Nonetheless, both water level and flood extent observations are representative of a specific location in the basin (Figure 2), and calibration with these variables might lead to the best parameter arrangement for these locations, but not for the whole watershed. A more spatially-consistent use of these observations should improve their usability to constrain models and improve discharge estimates, such as the studies of Kittel et al. (2018), that used radar altimetry measurements at 12 locations in the basin, Schneider et al. (2017), that used data from 13 virtual stations, or Liu et al. (2015), that used water level measurements at four virtual stations, and flood extent for stream segments at different locations in the basin.
RS variables as TWS, ET, and soil moisture were able to improve discharge estimates by S =13.7%, S= 52.9%, and S = 27.0% (Figure 5-I, calibration period) or S = 27.4%, S= 6.1%, S= 12.3% (Figure 5-II, evaluation period), which is especially relevant in the context of the Prediction in Ungauged Basins initiative (Hrachowitz et al., 2013; Sivapalan et al., 2003). These results agree with previous studies, such as López et al. (2017) that found good performances in discharge estimates by model calibration with GLEAM ET and ESA CCI soil moisture, or Nijzink et al. (2018), that found improvements in discharge by using soil moisture products (AMSR-E, ASCAT) and TWS from GRACE.
The multi-variable calibration experiment considering all variables except discharge (Figure 5b) resulted in a Skill Score of S = 17.4% for discharge in the evaluation period.

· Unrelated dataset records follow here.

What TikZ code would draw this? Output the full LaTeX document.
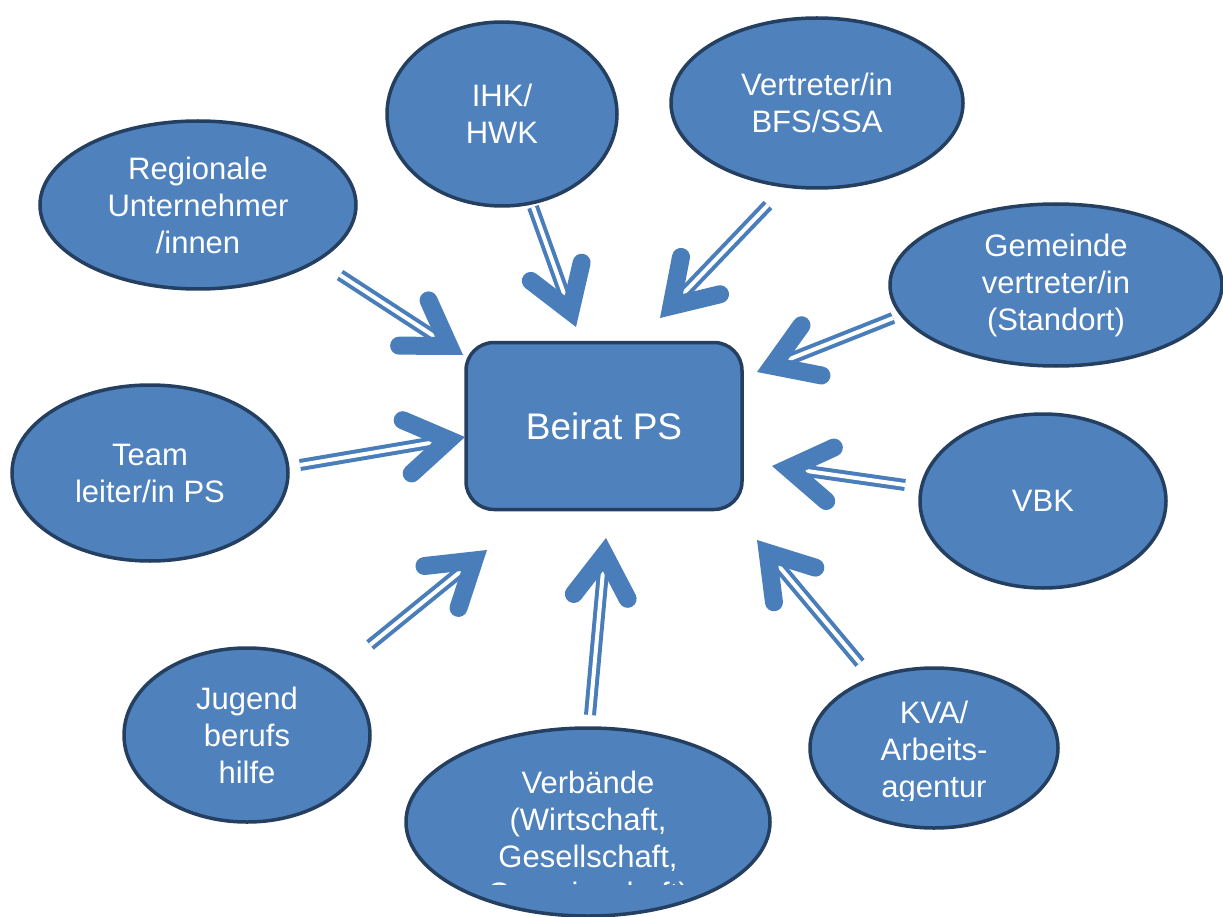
\documentclass[tikz,border=0pt]{standalone}
\usepackage{fontspec}
\setmainfont{Liberation Sans}
\usepackage{tikz}
\usetikzlibrary{arrows.meta,shapes.geometric}
\definecolor{blobfill}{HTML}{4F81BD}
\definecolor{blobline}{HTML}{243F60}
\definecolor{arrowblue}{HTML}{4A7EBB}

\begin{document}
\begin{tikzpicture}[x=1pt, y=-1pt,
  blob/.style={ellipse, draw=blobline, line width=3.5pt, fill=blobfill, text=white, align=center, inner sep=0pt, font=\fontsize{31}{37}\selectfont},
  blobtext/.style={text=white, align=center, inner sep=0pt, font=\fontsize{31}{37}\selectfont},
  pfeil/.style={draw=arrowblue, line width=4pt, double=white, double distance=4pt,
    -{Straight Barb[length=42pt, width=54pt, line width=18pt, line cap=round, line join=miter]}}]
\useasboundingbox (0,0) rectangle (1223,917);

% centre
\node[draw=blobline, line width=3.5pt, fill=blobfill, rounded corners=28pt, minimum width=276pt, minimum height=167pt, text=white, font=\fontsize{37}{44}\selectfont] (beirat) at (604,426) {Beirat PS};

% partners
\node[blob, minimum width=316pt, minimum height=168pt] (reg) at (198,205) {Regionale\\Unternehmer\\/innen};
\node[blob, minimum width=230pt, minimum height=184pt] (ihk) at (502,114) {IHK/\\HWK};
\node[blob, minimum width=292pt, minimum height=170pt] (bfs) at (817,103) {Vertreter/in\\BFS/SSA};
\node[blob, minimum width=332pt, minimum height=162pt] (gem) at (1056,285) {Gemeinde\\vertreter/in\\(Standort)};
\node[blob, minimum width=276pt, minimum height=176pt] (team) at (150,473) {Team\\leiter/in PS};
\node[blob, minimum width=246pt, minimum height=174pt] (vbk) at (1043,501) {VBK};
\node[blob, minimum width=246pt, minimum height=174pt] (jbh) at (247,735) {Jugend\\berufs\\hilfe};
\node[blob, minimum width=364pt, minimum height=188pt] (verb) at (588,822) {};
\node[blob, minimum width=248pt, minimum height=160pt] (kva) at (934,748) {};

% cut text
\begin{scope}
\clip (405,727) rectangle (770,884);
\node[blobtext] (verbtext) at (588,841) {Verbände\\(Wirtschaft,\\Gesellschaft,\\Gemeinschaft)};
\end{scope}
\begin{scope}
\clip (810,668) rectangle (1058,800);
\node[blobtext] (kvatext) at (934,752) {KVA/\\Arbeits-\\agentur};
\end{scope}

% arrows
\coordinate (regA) at (340,275);  \coordinate (regB) at (463,355);
\coordinate (ihkA) at (533,207);  \coordinate (ihkB) at (576,327);
\coordinate (bfsA) at (768,205);  \coordinate (bfsB) at (660,318);
\coordinate (gemA) at (893,318);  \coordinate (gemB) at (757,372);
\coordinate (teamA) at (300,465); \coordinate (teamB) at (465,437);
\coordinate (vbkA) at (905,485);  \coordinate (vbkB) at (772,466);
\coordinate (jbhA) at (370,645);  \coordinate (jbhB) at (487,550);
\coordinate (verbA) at (590,715); \coordinate (verbB) at (606,538);
\coordinate (kvaA) at (860,663);  \coordinate (kvaB) at (757,540);
\foreach \n in {reg,ihk,bfs,gem,team,vbk,jbh,verb,kva}
  \draw[pfeil] (\n A) -- (\n B);
\end{tikzpicture}
\end{document}
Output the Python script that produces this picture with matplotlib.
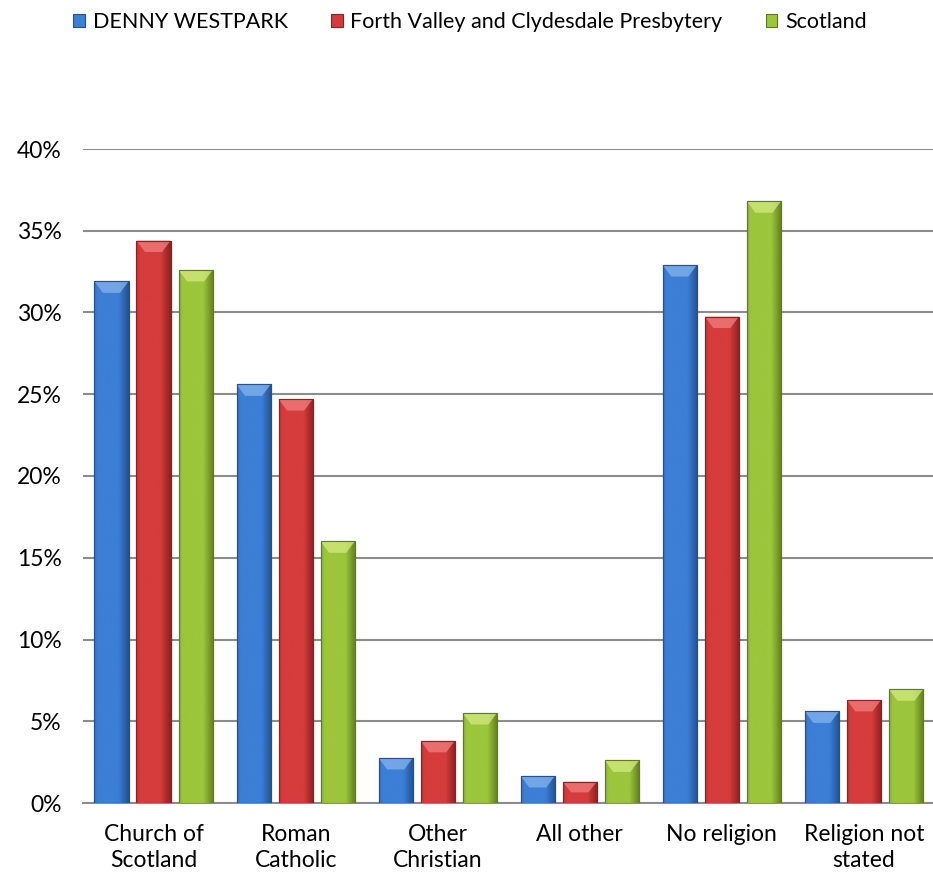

This is relevant for estimating discharge in poorly gauged basins. Nonetheless, for the calibration period, Skill Score had a low value (S = 1.7%), reflecting some limitations when retrieving discharges, probably because of potential trade-offs between variables (Koppa et al., 2019). RS uncertainties could be better incorporated into the calibration, for instance by using bias-insensitive metrics (e.g., Demirel et al., 2018; Zink et al., 2018; Dembele et al., 2020), or explicitly including them into the objective functions (Aires, 2014; Croke, 2009; Foglia et al., 2009; Peña-Arancibia et al., 2015).